The interface fed a custom classifier built on a third-party pose-estimation model, which maps the body as a set of 3D landmarks but doesn't know what a plank is, our model learned positions from that data, so every recording had to clear the upstream model first. That upstream model drops low-confidence frames, needs full-body visibility, works best side-on, and defaults to one person.

Every task instruction is a landmark requirement in disguise.

Minimum confidence threshold

→ Camera-dominant layout. Users self-check positioning before recording so more frames clear the threshold.

Full body + side-on angle

→ "How to do the task" reference image. Teaches the framing the model needs, not just the movement.

Preparation time required

→ Ready, Countdown, GO! sequence. Users settle into the pose before capture, so the model gets high-confidence landmarks from frame one.

Single-person detection

→ "Plank, 1 person" task label. Task metadata mirrors model configuration, not just user-facing copy.

The design

The capture flow

Seven states designed to reduce uncertainty, improve data quality, and give users confidence at every step.

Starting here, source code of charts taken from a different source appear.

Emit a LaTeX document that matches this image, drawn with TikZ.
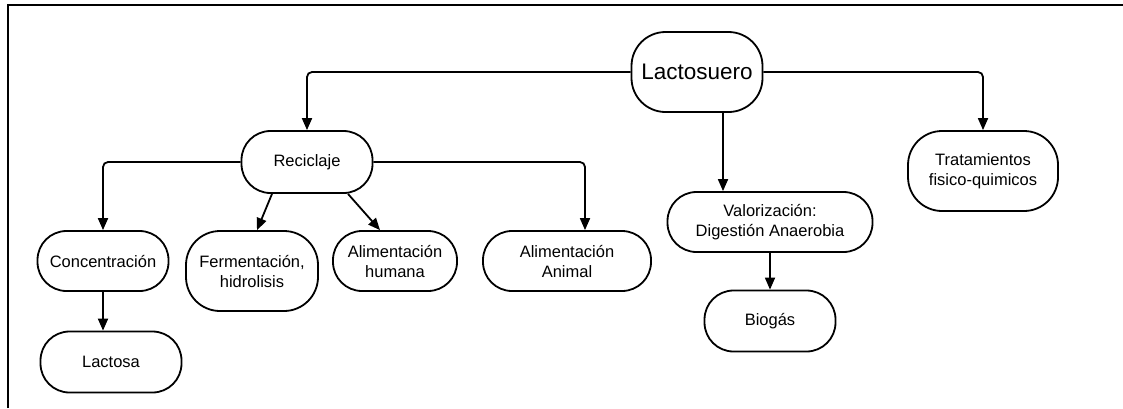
\documentclass[tikz,border=0pt]{standalone}
\usepackage{fontspec}
\setmainfont{Liberation Sans}
\usetikzlibrary{arrows.meta}

\begin{document}
\begin{tikzpicture}[x=1pt,y=-1pt,
		caja/.style={draw,line width=1.8pt,rounded corners=29pt,align=center,
			font=\fontsize{16.5}{20}\selectfont,inner sep=0pt},
		flecha/.style={line width=1.8pt,-{Triangle[length=12pt,width=10pt]}}]
		\useasboundingbox (0,0) rectangle (1123,408);
		\draw[line width=2pt] (8,408) -- (8,5) -- (1123,5);

		\node[caja,minimum width=131pt,minimum height=80pt,rounded corners=34pt,
			font=\fontsize{22.5}{26}\selectfont] (lacto) at (697,72) {Lactosuero};
		\node[caja,minimum width=131pt,minimum height=62pt] (recic) at (307,162) {Reciclaje};
		\node[caja,minimum width=150pt,minimum height=80pt,rounded corners=34pt] (trata) at (983,171) {Tratamientos\\fisico-quimicos};
		\node[caja,minimum width=205pt,minimum height=60pt] (valor) at (770,222) {Valorización:\\Digestión Anaerobia};
		\node[caja,minimum width=131pt,minimum height=61pt] (biog) at (770,321) {Biogás};
		\node[caja,minimum width=131pt,minimum height=60pt] (conc) at (103,261) {Concentración};
		\node[caja,minimum width=141pt,minimum height=61pt] (lact) at (111,362) {Lactosa};
		\node[caja,minimum width=132pt,minimum height=80pt,rounded corners=34pt] (ferm) at (252,271) {Fermentación,\\hidrolisis};
		\node[caja,minimum width=124pt,minimum height=60pt] (hum) at (395,261) {Alimentación\\humana};
		\node[caja,minimum width=168pt,minimum height=60pt] (anim) at (567,261) {Alimentación\\Animal};

		\draw[flecha,rounded corners=5pt] (lacto.west) -| (recic.north);
		\draw[flecha,rounded corners=5pt] (lacto.east) -| (trata.north);
		\draw[flecha] ([xshift=26pt]lacto.south) -- ([xshift=26pt]lacto.south |- valor.north);
		\draw[flecha,rounded corners=5pt] (recic.west) -| (conc.north);
		\draw[flecha,rounded corners=5pt] (recic.east) -| ([xshift=18pt]anim.north);
		\draw[flecha] ([xshift=-35pt]recic.south) -- ([xshift=5pt]ferm.north);
		\draw[flecha] ([xshift=41pt]recic.south) -- ([xshift=-15pt]hum.north);
		\draw[flecha] (conc.south) -- (conc.south |- lact.north);
		\draw[flecha] (valor.south) -- (biog.north);
	\end{tikzpicture}
\end{document}
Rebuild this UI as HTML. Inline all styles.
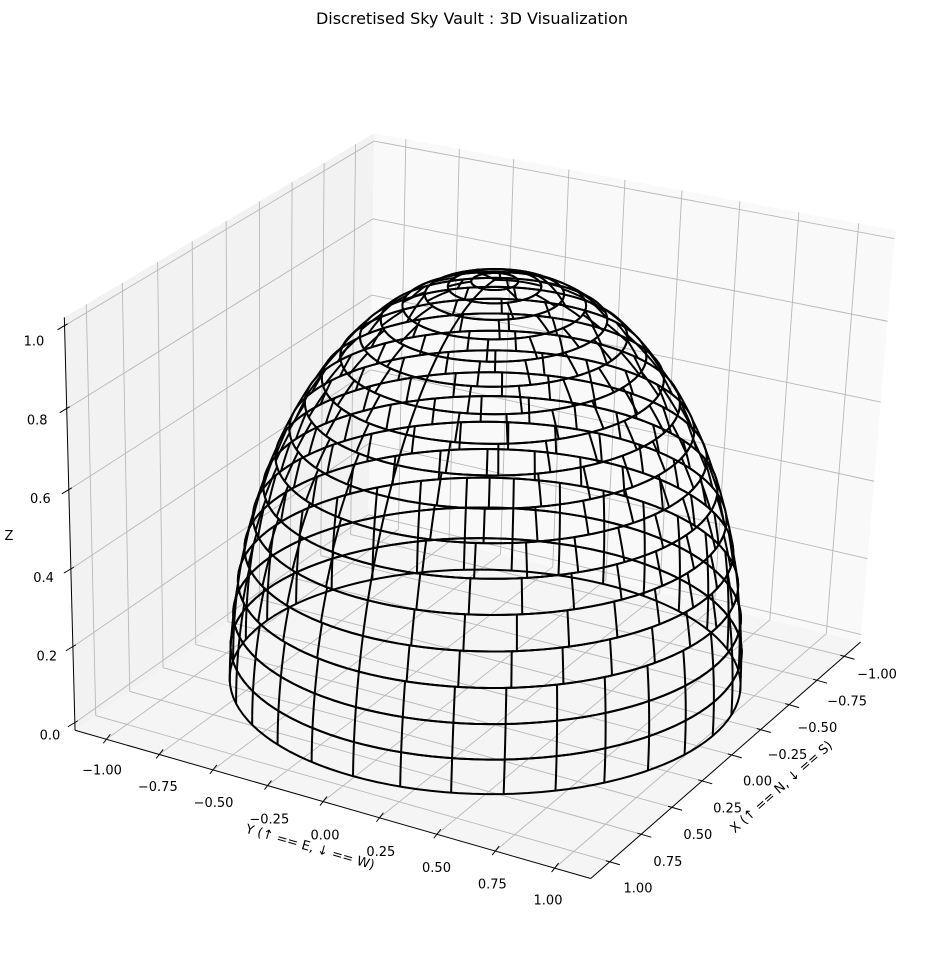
<!DOCTYPE html>
<html><head><meta charset="utf-8"><title>Discretised Sky Vault : 3D Visualization</title>
<style>
html,body{margin:0;padding:0;background:#fff;}
svg{display:block;font-family:"DejaVu Sans","Liberation Sans",sans-serif;}
</style></head>
<body>
<svg id="chart" width="944" height="966" viewBox="0 0 944 966" xmlns="http://www.w3.org/2000/svg">
<rect x="0" y="0" width="944" height="966" fill="#ffffff"/>
<text x="472" y="24" font-size="16" text-anchor="middle" fill="#000">Discretised Sky Vault : 3D Visualization</text>
<g id="panes"></g>
<g id="grid"></g>
<g id="axes"></g>
<g id="dome"></g>
<g id="labels"></g>
<text x="9" y="540" font-size="13" text-anchor="middle" fill="#000">Z</text>
<text x="0" y="0" font-size="13" text-anchor="middle" fill="#000" transform="translate(309,851) rotate(16)">Y (↑ == E, ↓ == W)</text>
<text x="0" y="0" font-size="13" text-anchor="middle" fill="#000" transform="translate(784,790) rotate(-41.5)">X (↑ == N, ↓ == S)</text>
</svg>
<script>
// ---- data ----
const bandAltitudes = [0,5,10,15,20,25,30,35,40,45,50,55,60,65,70,75,80,85];
const bandCounts = [32,32,32,31,30,29,28,26,25,23,21,18,16,14,11,8,6,3];
const bandHeight = 5;
const xTicks = [-1,-0.75,-0.5,-0.25,0,0.25,0.5,0.75,1];
const yTicks = [-1,-0.75,-0.5,-0.25,0,0.25,0.5,0.75,1];
const zTicks = [0,0.2,0.4,0.6,0.8,1.0];
const xTickLabels = ["−1.00","−0.75","−0.50","−0.25","0.00","0.25","0.50","0.75","1.00"];
const yTickLabels = ["−1.00","−0.75","−0.50","−0.25","0.00","0.25","0.50","0.75","1.00"];
const zTickLabels = ["0.0","0.2","0.4","0.6","0.8","1.0"];

// ---- projection (fitted camera) ----
const A = 1.15, Z0 = -0.02, Z1 = 1.02;
const corr = [
  [A,-A,Z0,77,730],[A,A,Z0,600,877],[A,A,Z0,600,877],[A,A,Z0,600,877],[-A,A,Z0,876,632],
  [A,-A,Z1,62,318],[-A,-A,Z1,382,127],[-A,A,Z1,890,233],
  [A,-1,Z0,107,739],[A,1,Z0,562,866],[-1,A,Z0,833,670],[1,A,Z0,619,860],
  [A,-A,0,77,727],[A,-A,1,62,327],
  [0.7071,0.7071,0,489,793],[0,0,1,485,284]
];
function solveDLT(pts){
  const rows=[],b=[];
  pts.forEach(p=>{const [X,Y,Z,u,v]=p;
    rows.push([X,Y,Z,1,0,0,0,0,-u*X,-u*Y,-u*Z]);b.push(u);
    rows.push([0,0,0,0,X,Y,Z,1,-v*X,-v*Y,-v*Z]);b.push(v);});
  const n=11,M=[];
  for(let i=0;i<n;i++){M.push(new Array(n+1).fill(0));
    for(let j=0;j<n;j++){let s=0;for(let k=0;k<rows.length;k++)s+=rows[k][i]*rows[k][j];M[i][j]=s;}
    let s=0;for(let k=0;k<rows.length;k++)s+=rows[k][i]*b[k];M[i][n]=s;}
  for(let c=0;c<n;c++){let piv=c;for(let r=c+1;r<n;r++)if(Math.abs(M[r][c])>Math.abs(M[piv][c]))piv=r;
    [M[c],M[piv]]=[M[piv],M[c]];
    for(let r=0;r<n;r++){if(r===c)continue;const f=M[r][c]/M[c][c];for(let k=c;k<=n;k++)M[r][k]-=f*M[c][k];}}
  return M.map((r,i)=>r[n]/r[i]);
}
const P = solveDLT(corr);
function proj(x,y,z){
  const w=P[8]*x+P[9]*y+P[10]*z+1;
  return [(P[0]*x+P[1]*y+P[2]*z+P[3])/w,(P[4]*x+P[5]*y+P[6]*z+P[7])/w];
}
// dome-specific screen correction
function projDome(x,y,z){const p=proj(x,y,z);return [484+(p[0]-472)*1.016,p[1]-2];}
// label axis functions (interpolating label anchors)
function lerp(a,b,t){return [a[0]+(b[0]-a[0])*t,a[1]+(b[1]-a[1])*t];}
function xLabelPos(v){return lerp([877,674],[638,888],(v+1)/2);}
function yLabelPos(v){return lerp([102,770],[548,900],(v+1)/2);}
function zLabelPos(v){return lerp([50,735],[34,341],v);}

const NS="http://www.w3.org/2000/svg";
function mk(tag,attrs,parent){const e=document.createElementNS(NS,tag);for(const k in attrs)e.setAttribute(k,attrs[k]);parent.appendChild(e);return e;}
function pts(list){return list.map(p=>p[0].toFixed(2)+","+p[1].toFixed(2)).join(" ");}

const gP=document.getElementById('panes'),gG=document.getElementById('grid'),gA=document.getElementById('axes'),gD=document.getElementById('dome'),gL=document.getElementById('labels');

// panes
const cL=proj(A,-A,Z0),cF=proj(A,A,Z0),cR=proj(-A,A,Z0),cB=proj(-A,-A,Z0);
const tL=proj(A,-A,Z1),tB=proj(-A,-A,Z1),tR=proj(-A,A,Z1);
let e;
e=mk('polygon',{points:pts([cL,cF,cR,cB]),fill:'#f5f5f5'},gP);


e=mk('polygon',{points:pts([cL,cB,tB,tL]),fill:'#f2f2f2'},gP);


e=mk('polygon',{points:pts([cB,cR,tR,tB]),fill:'#f9f9f9'},gP);



// grid lines
function gline(a,b,name){const l=mk('line',{x1:a[0],y1:a[1],x2:b[0],y2:b[1],stroke:'#b8b8b8','stroke-width':0.9},gG);
  
  }
xTicks.forEach(t=>{gline(proj(t,-A,Z0),proj(t,A,Z0),'floor-grid-x');gline(proj(t,-A,Z0),proj(t,-A,Z1),'left-pane-grid-x');});
yTicks.forEach(t=>{gline(proj(-A,t,Z0),proj(A,t,Z0),'floor-grid-y');gline(proj(-A,t,Z0),proj(-A,t,Z1),'right-pane-grid-y');});
zTicks.forEach(t=>{gline(proj(A,-A,t),proj(-A,-A,t),'left-pane-grid-z');gline(proj(-A,-A,t),proj(-A,A,t),'right-pane-grid-z');});

// axis lines
function aline(a,b,name){const l=mk('line',{x1:a[0],y1:a[1],x2:b[0],y2:b[1],stroke:'#000','stroke-width':1},gA);
  
  }
aline(cL,cF,'y-axis-line');aline(cF,cR,'x-axis-line');aline(cL,tL,'z-axis-line');
yTicks.forEach(t=>{const p=proj(A,t,Z0);aline([p[0]-3,p[1]+4],[p[0]+4,p[1]-5],'y-tick');});
xTicks.forEach(t=>{const p=proj(t,A,Z0);aline([p[0]-4,p[1]-1],[p[0]+10,p[1]+3],'x-tick');});
zTicks.forEach(t=>{const p=proj(A,-A,t);aline([p[0]-7,p[1]+4],[p[0]+3,p[1]-2],'z-tick');});

// tick labels
function tlabel(pos,txt,name){const t=mk('text',{x:pos[0].toFixed(1),y:(pos[1]+4.5).toFixed(1),'font-size':13,'text-anchor':'middle',fill:'#000'},gL);
  t.textContent=txt;
  
  }
xTicks.forEach((v,i)=>tlabel(xLabelPos(v),xTickLabels[i],'x-tick-label'));
yTicks.forEach((v,i)=>tlabel(yLabelPos(v),yTickLabels[i],'y-tick-label'));
zTicks.forEach((v,i)=>tlabel(zLabelPos(v),zTickLabels[i],'z-tick-label'));

// dome
const D=Math.PI/180;
function sph(alt,az){return projDome(Math.cos(alt*D)*Math.cos(az*D),Math.cos(alt*D)*Math.sin(az*D),Math.sin(alt*D));}
bandAltitudes.forEach((alt,i)=>{
  const n=bandCounts[i];
  const g=mk('g',{},gD);
  
  
  [alt,alt+bandHeight].forEach(h=>{
    if(h>=90)return;
    const ring=[];for(let a=0;a<=360;a+=3)ring.push(sph(h,a));
    const pl=mk('polyline',{points:pts(ring),fill:'none',stroke:'#000','stroke-width':2,'stroke-linejoin':'round'},g);
    
    
  });
  for(let k=0;k<n;k++){
    const az=k*360/n,seg=[];
    for(let s=0;s<=4;s++)seg.push(sph(alt+bandHeight*s/4,az));
    const pl=mk('polyline',{points:pts(seg),fill:'none',stroke:'#000','stroke-width':2},g);
    
    
  }
});
</script>
</body></html>
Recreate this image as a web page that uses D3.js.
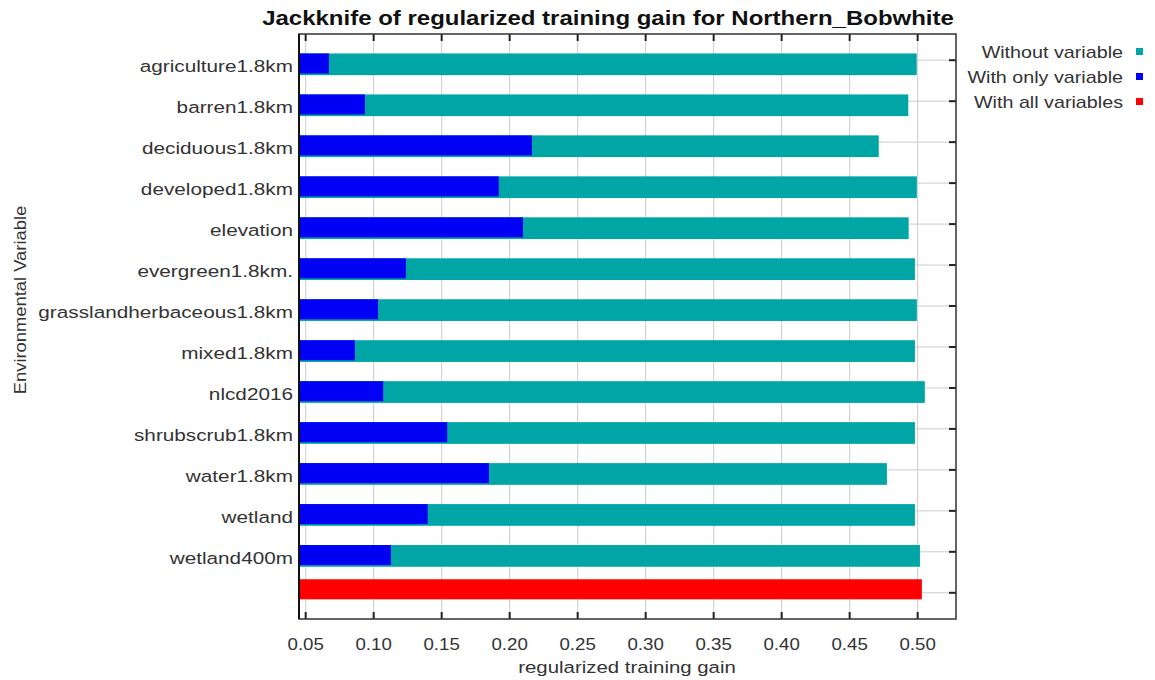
<!DOCTYPE html>
<html>
<head>
<meta charset="utf-8">
<script src="https://cdn.jsdelivr.net/npm/d3@7/dist/d3.min.js"></script>
<style>
  html, body { margin: 0; padding: 0; background: #ffffff; }
  svg { display: block; font-family: "Liberation Sans", Arial, sans-serif; }
</style>
</head>
<body>
<svg id="chart" width="1155" height="680"></svg>
<script>
// Jackknife of regularized training gain
const variables = [
  "agriculture1.8km", "barren1.8km", "deciduous1.8km", "developed1.8km",
  "elevation", "evergreen1.8km.", "grasslandherbaceous1.8km", "mixed1.8km",
  "nlcd2016", "shrubscrub1.8km", "water1.8km", "wetland", "wetland400m"
];
const withoutVariable = [
  0.4993, 0.4931, 0.4714, 0.4994, 0.4934, 0.4980, 0.4994, 0.4980,
  0.5053, 0.4980, 0.4774, 0.4980, 0.5017
];
const withOnlyVariable = [
  0.0671, 0.0936, 0.2164, 0.1920, 0.2098, 0.1237, 0.1032, 0.0862,
  0.1070, 0.1541, 0.1848, 0.1397, 0.1127
];
const withAllVariables = 0.5031;
const allLabel = "";
const xTicks = [0.05, 0.10, 0.15, 0.20, 0.25, 0.30, 0.35, 0.40, 0.45, 0.50];
const legendLabels = ["Without variable", "With only variable", "With all variables"];
const colors = ["#00a6a6", "#0000f5", "#ff0000"];

const svg = d3.select("#chart");
const plot = { left: 299, right: 956, top: 34, bottom: 619 };

const x = d3.scaleLinear().domain([0.0451, 0.5282]).range([plot.left, plot.right]);
const categories = variables.concat([allLabel]);
const y = d3.scalePoint().domain(d3.range(categories.length))
  .range([plot.top, plot.bottom]).padding(0.64);
const step = y.step();

// horizontally widened text helper
function stretched(sel, px, py, sx, rot) {
  return sel.attr("transform",
    `translate(${px},${py})` + (rot ? ` rotate(${rot})` : "") + ` scale(${sx},1)`);
}

const g = svg.append("g");

// vertical grid lines
g.selectAll("line.vgrid").data(xTicks).join("line")
  .attr("class", "vgrid")
  .attr("x1", d => x(d)).attr("x2", d => x(d))
  .attr("y1", plot.top).attr("y2", plot.bottom)
  .attr("stroke", "#cccccc").attr("stroke-width", 1);

// horizontal grid lines at category positions
g.selectAll("line.hgrid").data(d3.range(categories.length)).join("line")
  .attr("class", "hgrid")
  .attr("x1", plot.left).attr("x2", plot.right)
  .attr("y1", d => y(d)).attr("y2", d => y(d))
  .attr("stroke", "#cccccc").attr("stroke-width", 1);

// bars: without variable (behind), with only variable (front)
const barTop = -0.165 * step;
g.selectAll("rect.without").data(withoutVariable).join("rect")
  .attr("class", "without")
  .attr("x", plot.left)
  .attr("y", (d, i) => y(i) + barTop)
  .attr("width", d => x(d) - plot.left)
  .attr("height", 0.53 * step)
  .attr("fill", colors[0]);

g.selectAll("rect.only").data(withOnlyVariable).join("rect")
  .attr("class", "only")
  .attr("x", plot.left)
  .attr("y", (d, i) => y(i) + barTop)
  .attr("width", d => x(d) - plot.left)
  .attr("height", 0.49 * step)
  .attr("fill", colors[1]);

// all variables bar
g.append("rect")
  .attr("x", plot.left)
  .attr("y", y(variables.length) - 0.33 * step)
  .attr("width", x(withAllVariables) - plot.left)
  .attr("height", 0.49 * step)
  .attr("fill", colors[2]);

// tick marks: top and bottom (inward), right (inward)
const tickLen = 7;
g.selectAll("line.tb").data(xTicks).join("line")
  .attr("x1", d => x(d)).attr("x2", d => x(d))
  .attr("y1", plot.bottom).attr("y2", plot.bottom - tickLen)
  .attr("stroke", "#222").attr("stroke-width", 2);
g.selectAll("line.tt").data(xTicks).join("line")
  .attr("x1", d => x(d)).attr("x2", d => x(d))
  .attr("y1", plot.top).attr("y2", plot.top + tickLen)
  .attr("stroke", "#222").attr("stroke-width", 2);
g.selectAll("line.tr").data(d3.range(categories.length)).join("line")
  .attr("x1", plot.right).attr("x2", plot.right - tickLen)
  .attr("y1", d => y(d)).attr("y2", d => y(d))
  .attr("stroke", "#222").attr("stroke-width", 2);

// frame
g.append("rect")
  .attr("x", plot.left).attr("y", plot.top)
  .attr("width", plot.right - plot.left).attr("height", plot.bottom - plot.top)
  .attr("fill", "none").attr("stroke", "#333").attr("stroke-width", 1.5);
g.append("line")
  .attr("x1", plot.left).attr("x2", plot.left)
  .attr("y1", plot.top).attr("y2", plot.bottom)
  .attr("stroke", "#111").attr("stroke-width", 2);

// x axis tick labels
g.selectAll("text.xt").data(xTicks).join("text")
  .attr("class", "xt")
  .attr("text-anchor", "middle")
  .attr("font-size", 17).attr("fill", "#333")
  .text(d => d3.format(".2f")(d))
  .each(function (d) { stretched(d3.select(this), x(d), 650, 1.1); });

// category labels
g.selectAll("text.cat").data(variables).join("text")
  .attr("class", "cat")
  .attr("text-anchor", "end")
  .attr("font-size", 17).attr("fill", "#333")
  .text(d => d)
  .each(function (d, i) { stretched(d3.select(this), 293, y(i) + 12, 1.22); });

// axis titles
stretched(g.append("text")
  .attr("text-anchor", "middle").attr("font-size", 17).attr("fill", "#333")
  .text("regularized training gain"), 627, 673, 1.2);
stretched(g.append("text")
  .attr("text-anchor", "middle").attr("font-size", 17).attr("fill", "#333")
  .text("Environmental Variable"), 26, 300, 1.08, -90);

// chart title
stretched(g.append("text")
  .attr("text-anchor", "middle").attr("font-size", 20).attr("font-weight", "bold")
  .attr("fill", "#111")
  .text("Jackknife of regularized training gain for Northern_Bobwhite"), 608, 25, 1.2);

// legend
const legend = g.selectAll("g.legend").data(legendLabels).join("g").attr("class", "legend");
legend.append("text")
  .attr("text-anchor", "end").attr("font-size", 17).attr("fill", "#333")
  .text(d => d)
  .each(function (d, i) { stretched(d3.select(this), 1123, 58 + i * 25, 1.16); });
legend.append("rect")
  .attr("x", 1136).attr("y", (d, i) => 48 + i * 25)
  .attr("width", 7).attr("height", 7)
  .attr("fill", (d, i) => colors[i]);
</script>
</body>
</html>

Sky Live ML capture, initial state. Live camera preview dominates the left, task panel with instructions and controls on the right.

Screen 1 · Press record to start

The initial screen sets the split-screen layout: ~80% live camera preview, because what the camera sees is what the model trains on, and a persistent right-hand panel with task name, duration, and instructions. "How to do the task" is available as a pull, not a push, so confident users go straight to Record.

Reference image showing the correct plank position as a visual data-quality guide.

Screen 2 · How to do the task

Tapping "How to do the task" replaces the live feed with a reference photograph of the correct pose. Showing the ideal position teaches users what a good recording looks like before they make one, guidance that serves the pipeline as much as the person.

Ready! state. Large overlay prompts the user to position themselves in frame.

Screens 3 to 5 · Ready, Countdown, GO!

Borrowed from sports timing: "READY!" gives time to enter frame, the countdown gives time to settle, "GO!" removes ambiguity about when recording is active. Each phase prevents users from starting a recording out of position.

Finished state. The final frame is shown with Re-take and Submit options.

Screens 6 and 7 · Finished and Submitted

After recording, users see the final frame with two clear options: Re-take or Submit. Knowing they can try again means users are more likely to produce a higher-quality recording on the second attempt than to submit a bad one under pressure. "Your video is submitted" closes the loop.

Key design decisions

Trade-offs between user friction and dataset integrity

Camera-dominant layout

The camera view is what enters the ML pipeline. Keeping it central helps users self-correct their positioning in real time. Impact: reduced off-frame recordings; users treat the camera as their primary feedback.

Three-phase launch (Ready, Countdown, GO!)

Users need time to move into position before recording. A cold start produces off-frame or out-of-position data. Impact: more consistent body positioning at the start of recordings.

Pipeline-aware error states

Generic errors cause abandonment. Errors mapped to pipeline stages (camera, network, upload, ingestion) give users the right recovery action at each failure point. Impact: higher recovery rate from camera, network, and upload failures.

Consent as purposeful participation

Consent is a hard gate before any recording. Framing it as participation in training the model, not legal friction, lifts opt-in and reduces drop-off. Impact: higher opt-in rate; users enter the flow with a clearer sense of why their data matters.

Reflection

What I took from it

This was a small, tightly scoped project, two weeks, one interface, but the constraints were real: a model with a hard confidence threshold, landmark requirements that made every task instruction a data-quality requirement in disguise. The user wasn't simply completing a task, they were an operator in a pipeline, and their accuracy directly affected the model being trained downstream.

Small scope, real constraints

Rigour doesn't require a big system, it requires understanding what the machine actually needs.

Mapping invisible failures

The highest-impact decisions mapped invisible system failures to clear recovery actions.

Teaching the user what the machine needs

Reference imagery, launch timing, and Re-take agency all implicitly taught users what good training data looks like.

Designing for reuse, not just one model

The task structure was deliberately generic. New ML use cases could plug in by defining a new task, not requesting a new interface, the same pattern that let one capture tool serve multiple ML projects.

The interface is part of the pipeline. Every design decision is a data-quality decision.